Esiste un filone piuttosto consistente, nella letteratura e nella saggistica sarda, che si occupa del nostro mito identitario, dei nostri stereotipi e delle narrazioni che ne discendono. Apparentemente si tratta di opere sì eterogenee, ma tutte indirizzate a un medesimo obiettivo: decostruire l’immagine che i sardi e/o i non sardi hanno dei sardi stessi, di solito destituendo di fondamento ogni nostra pretesa di “specialità”. In realtà dentro questa categoria dai contorni piuttosto delineati, benché così diversificata al suo interno, esiste una distinzione ancor più fondamentale che è opportuno far emergere chiaramente.
E’ vero infatti che si tende comunemente a decostruire o almeno a discutere la tesi della nostra specialità, ma questo si può fare con spirito diametralmente opposto. C’è chi lo fa in termini conservativi e a volte reazionari (per lo più implicitamente o addirittura inconsciamente reazionari), c’è invece chi è animato da evidenti propensioni emancipative, volte a una forma di liberazione dei sardi dai propri cliché debilitanti. Il rifiuto della nostra specialità a molta parte dell’intellettualità sarda contemporanea è servito non a rifondare una narrazione collettiva che rispondesse, in termini chiarificatori e liberatori, alla diffusa aspirazione a una condizione storica meno deficitaria, bensì fondamentalmente a giustificare e canonizzare la propria posizione attendista e conformista verso il sistema di potere dominante. Una forma di autoassoluzione, per una classe sociale che negli ultimi duecento anni ha prosperato dentro i ruoli dell’accademia, del mondo culturale, dei mass media e dell’amministrazione pubblica e parapubblica italiani senza mai sollevare né ammettere alla discussione pubblica (se non obtorto collo, a mala gana diremmo noi) la questione della nostra dipendenza.

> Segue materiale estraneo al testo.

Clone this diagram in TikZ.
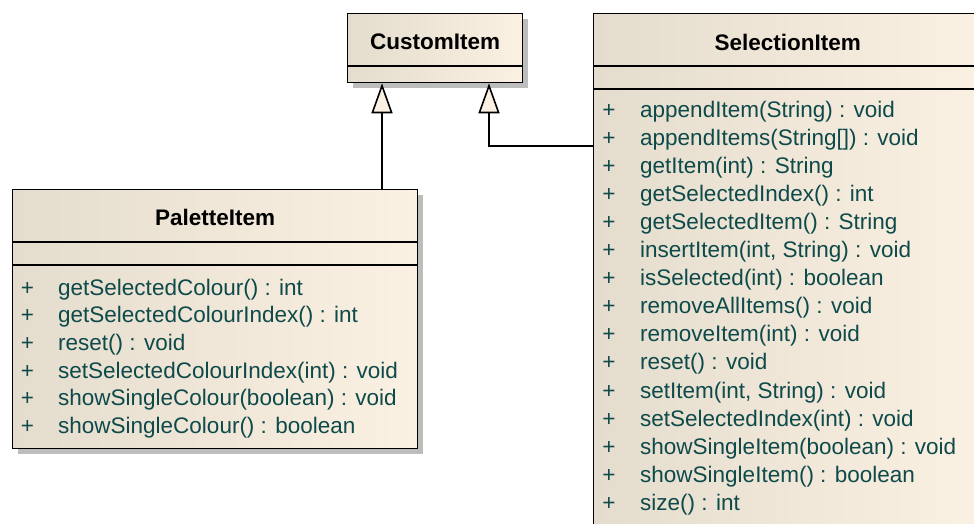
\documentclass[tikz,border=0pt]{standalone}
\usepackage{fontspec}
\setmainfont{Liberation Sans}
\usetikzlibrary{arrows.meta,shadows}
\definecolor{fillL}{HTML}{E4DCCD}
\definecolor{fillR}{HTML}{FBF1E3}
\definecolor{txt}{HTML}{0E4A4A}
\definecolor{shad}{HTML}{BDBDBD}
\tikzset{
  classbox/.style={draw=black, line width=1.3pt, left color=fillL, right color=fillR,
    anchor=north west, inner sep=0pt,
    drop shadow={shadow xshift=5pt, shadow yshift=-5pt, fill=shad, opacity=1}},
  divider/.style={line width=2pt, black},
  hdr/.style={font=\fontsize{22.5}{26}\selectfont\bfseries, text=black, inner sep=0pt},
  member/.style={font=\fontsize{22.5}{26}\selectfont, text=txt, inner sep=0pt, anchor=base west},
  plus/.style={font=\fontsize{22.5}{26}\selectfont, text=txt, inner sep=0pt, anchor=base},
  inh/.style={line width=1.6pt, -{Triangle[open, length=30pt, width=21pt, fill=fillR]}}
}
\begin{document}
\begin{tikzpicture}[x=1pt,y=-1pt]
\useasboundingbox (0,0) rectangle (974,523);
\clip (0,0) rectangle (974,523);
% boxes
\node[classbox, minimum width=175pt, minimum height=69pt] (custom) at (347,13) {};
\node[classbox, minimum width=388pt, minimum height=560pt] (sel) at (593,13) {};
\node[classbox, minimum width=405pt, minimum height=259pt] (pal) at (12,189) {};
% dividers
\draw[divider] (custom.west |- 0,66) -- (custom.east |- 0,66);
\draw[divider] (sel.west |- 0,66) -- (sel.east |- 0,66);
\draw[divider] (sel.west |- 0,89) -- (sel.east |- 0,89);
\draw[divider] (pal.west |- 0,242) -- (pal.east |- 0,242);
\draw[divider] (pal.west |- 0,265) -- (pal.east |- 0,265);
% headers
\node[hdr] (customname) at (custom.north |- 0,42) {CustomItem};
\node[hdr] (selname) at (sel.north |- 0,42) {SelectionItem};
\node[hdr] (palname) at (pal.north |- 0,217) {PaletteItem};
% PaletteItem members
\foreach \t [count=\i from 0] in {getSelectedColour() : int, getSelectedColourIndex() : int, reset() : void, setSelectedColourIndex(int) : void, showSingleColour(boolean) : void, showSingleColour() : boolean}{
  \node[plus] (pp\i) at (27.5, 295+27.7*\i) {+};
  \node[member] (pm\i) at (58, 295+27.7*\i) {\t};
}
% SelectionItem members
\foreach \t [count=\i from 0] in {appendItem(String) : void, appendItems(String[]) : void, getItem(int) : String, getSelectedIndex() : int, getSelectedItem() : String, {insertItem(int, String) : void}, isSelected(int) : boolean, removeAllItems() : void, removeItem(int) : void, reset() : void, {setItem(int, String) : void}, setSelectedIndex(int) : void, showSingleItem(boolean) : void, showSingleItem() : boolean, size() : int}{
  \node[plus] (sp\i) at (609, 117+28.1*\i) {+};
  \node[member] (sm\i) at (640, 117+28.1*\i) {\t};
}
% connectors
\coordinate (c1) at (382,0);
\coordinate (c2) at (489,146);
\draw[inh] (pal.north -| c1) -- (custom.south -| c1);
\draw[inh] (sel.west |- c2) -| (custom.south -| c2);
\end{tikzpicture}
\end{document}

Altra cosa, rispetto a questa tendenza di molti nostri intellettuali, è la propensione verso una decostruzione del nostro mito identitario che sia volta a liberarci dalle pastoie deresponsabilizzanti dei nostri pretesi difetti congeniti, quella che cerca di riformulare una lettura di noi stessi nel tempo e nello spazio in termini non complessati e non tributari verso il sistema di dominio attuale. Il libro di Celestino Tabasso – critico letterario e osservatore culturale sulle pagine dell’Unione Sarda – è a mio avviso ascrivibile a questo secondo ambito. Nessuna pretesa politica, certamente, e nessun atteggiamento paternalista, bensì una disincatata disamina di vezzi, modi di fare e stereotipi narrativi troppo facilmente assimilati e reiterati da tanti sardi.
Il nucleo fondante del testo è la pretestuosa redazione di una guida di Cagliari per visitatori ignari. Un approccio di per sé promettente, dato che l’autore non è di Cagliari e, come se questo già non bastasse, è addirittura di Sassari. Il testo però ha il pregio di svicolare da una traccia segnata e di divagare a largo spettro non solo sui presunti “errori da evitare a Cagliari” ma anche su molti luoghi comuni pansardi. Il tutto con una scrittura agile e spigliata, e uno stile tributario non solo alla famigerata ironia sassarese ma forse di più allo humor anglosassone, magari filtrato in chiave luttazziana (Daniele Luttazzi, chi era costui?). Il frutto di questa operazione è un libro estremamente divertente, a tratti irresistibilmente esilarante, che un lettore sardo può gustare fin nelle più intime allusioni e che può comunque riuscire gradito anche a un lettore italiano, meglio se frequentatore dell’isola.
Con tanti pregi, risulta dunque del tutto perdonabile l’attribuzione a Cagliari di una appartenenza al novero delle città italiane, tipicamente italiane, come ad un certo punto scappa di scrivere a Tabasso. Se ne potrebbe discutere a lungo, ma si tratterebbe di ingigantire un aspetto che nel libro è del tutto marginale e chiaramente più frutto di una abitudine mentale che di una riflessione specifica.
Un libro da leggere e da far leggere, insomma, anche ad alta voce e in compagnia. Il divertimento è assicurato e magari dal divertimento nascerà anche un ragionamento e dal ragionamento uno sguardo meno provinciale, più libero e quindi liberatorio, su noi stessi e su noi stessi nel mondo.